*PROBLEM DETAILS*:
Using the listing below, copy every line that mentions "matplotlib".

## Begin

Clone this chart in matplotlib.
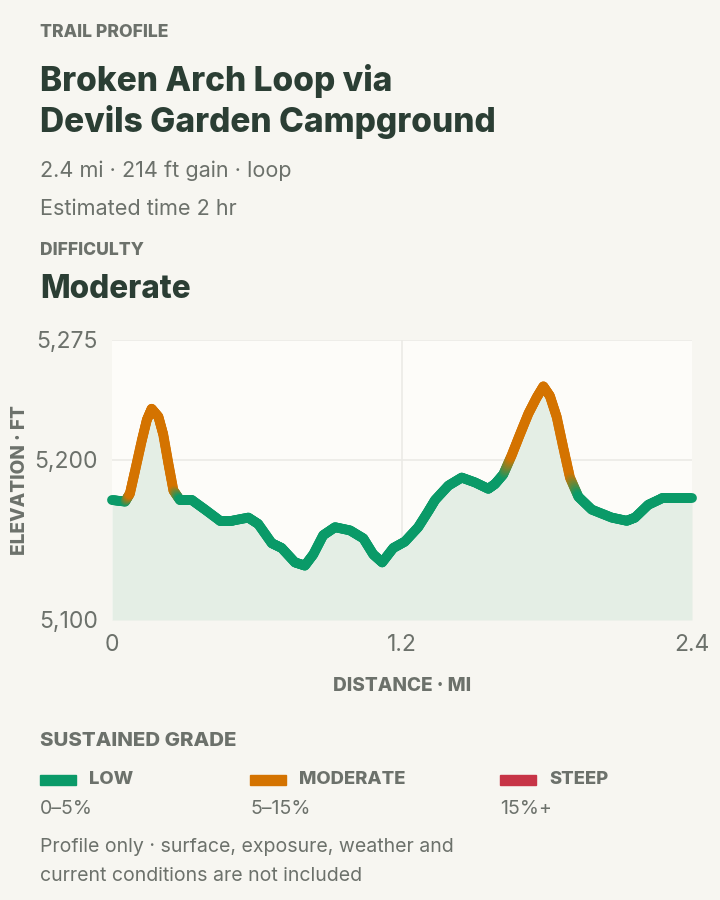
import numpy as np
import matplotlib
matplotlib.use("Agg")
import matplotlib.pyplot as plt
from matplotlib.collections import LineCollection
from matplotlib.colors import to_rgb
from matplotlib.patches import Rectangle

plt.rcParams['font.family'] = ['Inter', 'DejaVu Sans']

# Elevation profile (miles, feet, grade class)
dist_mi = [0.000, 0.054, 0.074, 0.095, 0.123, 0.144, 0.164, 0.192, 0.212,
           0.233, 0.254, 0.281, 0.330, 0.385, 0.447, 0.495, 0.564, 0.605,
           0.661, 0.702, 0.757, 0.798, 0.833, 0.874, 0.923, 0.985, 1.040,
           1.081, 1.118, 1.164, 1.212, 1.267, 1.309, 1.337, 1.392, 1.447,
           1.502, 1.557, 1.585, 1.619, 1.654, 1.688, 1.723, 1.757, 1.785,
           1.812, 1.840, 1.867, 1.895, 1.930, 1.985, 2.068, 2.130, 2.164,
           2.219, 2.275, 2.330, 2.400]
elev_ft = [5175, 5174, 5179, 5193, 5212, 5225, 5232, 5227, 5216,
           5198, 5181, 5175, 5175, 5169, 5162, 5162, 5164, 5160,
           5148, 5145, 5136, 5134, 5141, 5153, 5158, 5156, 5151,
           5141, 5136, 5145, 5149, 5158, 5168, 5175, 5184, 5189,
           5186, 5182, 5185, 5191, 5203, 5216, 5229, 5239, 5246,
           5240, 5227, 5208, 5189, 5177, 5169, 5164, 5162, 5164,
           5172, 5176, 5176, 5176]
grade = ['low', 'low', 'mod', 'mod', 'mod', 'mod', 'mod', 'mod', 'mod',
         'mod', 'mod', 'low', 'low', 'low', 'low', 'low', 'low', 'low',
         'low', 'low', 'low', 'low', 'low', 'low', 'low', 'low', 'low',
         'low', 'low', 'low', 'low', 'low', 'low', 'low', 'low', 'low',
         'low', 'low', 'low', 'low', 'mod', 'mod', 'mod', 'mod', 'mod',
         'mod', 'mod', 'mod', 'mod', 'low', 'low', 'low', 'low', 'low',
         'low', 'low', 'low', 'low']

y_ticks = [5100, 5200, 5275]
x_ticks = [0, 1.2, 2.4]
legend_names = ['LOW', 'MODERATE', 'STEEP']
legend_ranges = ['0–5%', '5–15%', '15%+']

GREEN = '#0a9a68'
ORANGE = '#d47300'
RED = '#c73446'
DARK = '#2b3e34'
GREY = '#6c716b'
BG = '#f7f6f1'
grade_colors = {'low': GREEN, 'mod': ORANGE, 'steep': RED}

W, H = 720, 900
fig = plt.figure(figsize=(7.2, 9), dpi=100, facecolor=BG)


def px(size):
    return size * 0.72


def txt(x, y, s, size, color=GREY, weight='normal', **kw):
    fig.text(x / W, 1 - y / H, s, fontsize=px(size), color=color,
             fontweight=weight, va='baseline', **kw)


# header
txt(40, 37, 'TRAIL PROFILE', 17.5, GREY, 'heavy')
txt(40, 91, 'Broken Arch Loop via', 33.5, DARK, 'heavy')
txt(40, 132, 'Devils Garden Campground', 33.5, DARK, 'heavy')
txt(40, 177, '2.4 mi · 214 ft gain · loop', 21.6, GREY)
txt(40, 215, 'Estimated time 2 hr', 21.6, GREY)
txt(40, 255, 'DIFFICULTY', 17.5, GREY, 'heavy')
txt(40, 298, 'Moderate', 31.5, DARK, 'heavy')

# chart
ax = fig.add_axes([112 / W, 1 - 620 / H, 580 / W, 280 / H])
ax.set_facecolor('#fdfcf9')
ax.set_xlim(0, 2.4)
ax.set_ylim(5100, 5275)
for s in ax.spines.values():
    s.set_visible(False)
ax.axhline(5200, color='#ebeae6', lw=1.2, zorder=1)
ax.axhline(5275, color='#ebeae6', lw=1.2, zorder=1)
ax.axvline(1.2, color='#ebeae6', lw=1.2, zorder=1)

x = np.array(dist_mi)
y = np.array(elev_ft)
ax.fill_between(x, y, 5100, color='#e4eee5', lw=0, zorder=2)

# colour each segment by grade, blending at class changes
segs, cols = [], []
n_sub = 10
for i in range(len(x) - 1):
    c0 = np.array(to_rgb(grade_colors[grade[i]]))
    c1 = np.array(to_rgb(grade_colors[grade[i + 1]]))
    t = np.linspace(0, 1, n_sub + 1)
    xs = x[i] + (x[i + 1] - x[i]) * t
    ys = y[i] + (y[i + 1] - y[i]) * t
    for k in range(n_sub):
        segs.append([(xs[k], ys[k]), (xs[k + 1], ys[k + 1])])
        m = (t[k] + t[k + 1]) / 2
        cols.append(c0 * (1 - m) + c1 * m)
lc = LineCollection(segs, colors=cols, linewidths=px(9.8),
                    capstyle='round', joinstyle='round', zorder=3)
lc.set_clip_on(False)
ax.add_collection(lc)

ax.set_yticks(y_ticks)
ax.set_yticklabels([f'{v:,}' for v in y_ticks])
ax.set_xticks(x_ticks)
ax.set_xticklabels(['0', '1.2', '2.4'])
ax.tick_params(length=0, labelsize=px(23), labelcolor=GREY, pad=px(14))
ax.tick_params(axis='x', pad=px(14))
ax.set_ylabel('ELEVATION · FT', fontsize=px(19), fontweight='heavy',
              color=GREY, labelpad=px(5))
ax.set_xlabel('DISTANCE · MI', fontsize=px(19), fontweight='heavy',
              color=GREY, labelpad=px(21))

# legend
txt(40, 746, 'SUSTAINED GRADE', 20.5, GREY, 'heavy')
lx = [40, 250, 500]
for x0, name, rng, c in zip(lx, legend_names, legend_ranges,
                            [GREEN, ORANGE, RED]):
    fig.patches.append(Rectangle((x0 / W, 1 - 785 / H), 36 / W, 10 / H,
                                 transform=fig.transFigure, color=c))
    txt(x0 + 49, 784, name, 18.5, GREY, 'heavy')
    txt(x0, 814, rng, 19.5, GREY)
txt(40, 852, 'Profile only · surface, exposure, weather and', 19.5, GREY)
txt(40, 881, 'current conditions are not included', 19.5, GREY)

fig.savefig('out.png', dpi=100, facecolor=BG)
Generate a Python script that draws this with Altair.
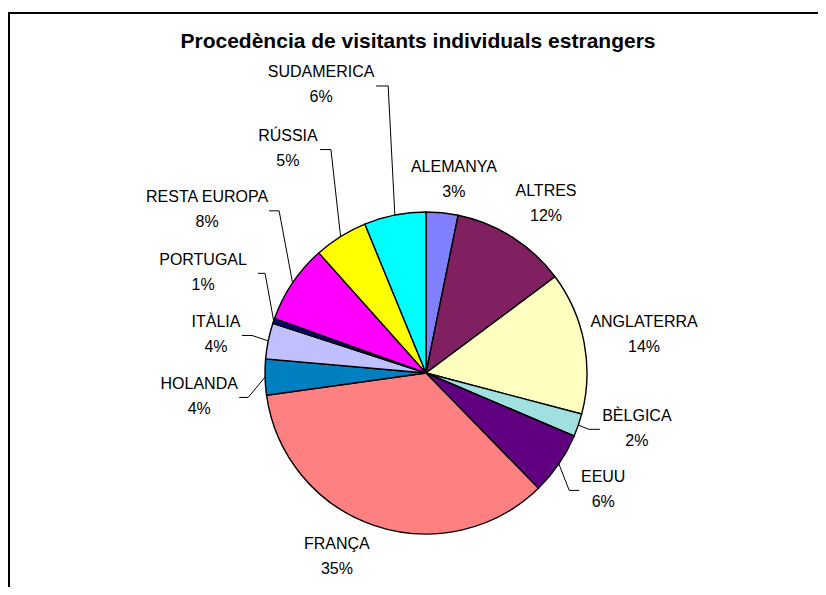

## End

*FULL SOLUTION*:
Clone this chart in matplotlib.
import matplotlib
matplotlib.use("Agg")
import matplotlib.pyplot as plt
from matplotlib.collections import LineCollection
from matplotlib.colors import to_rgb
from matplotlib.patches import Rectangle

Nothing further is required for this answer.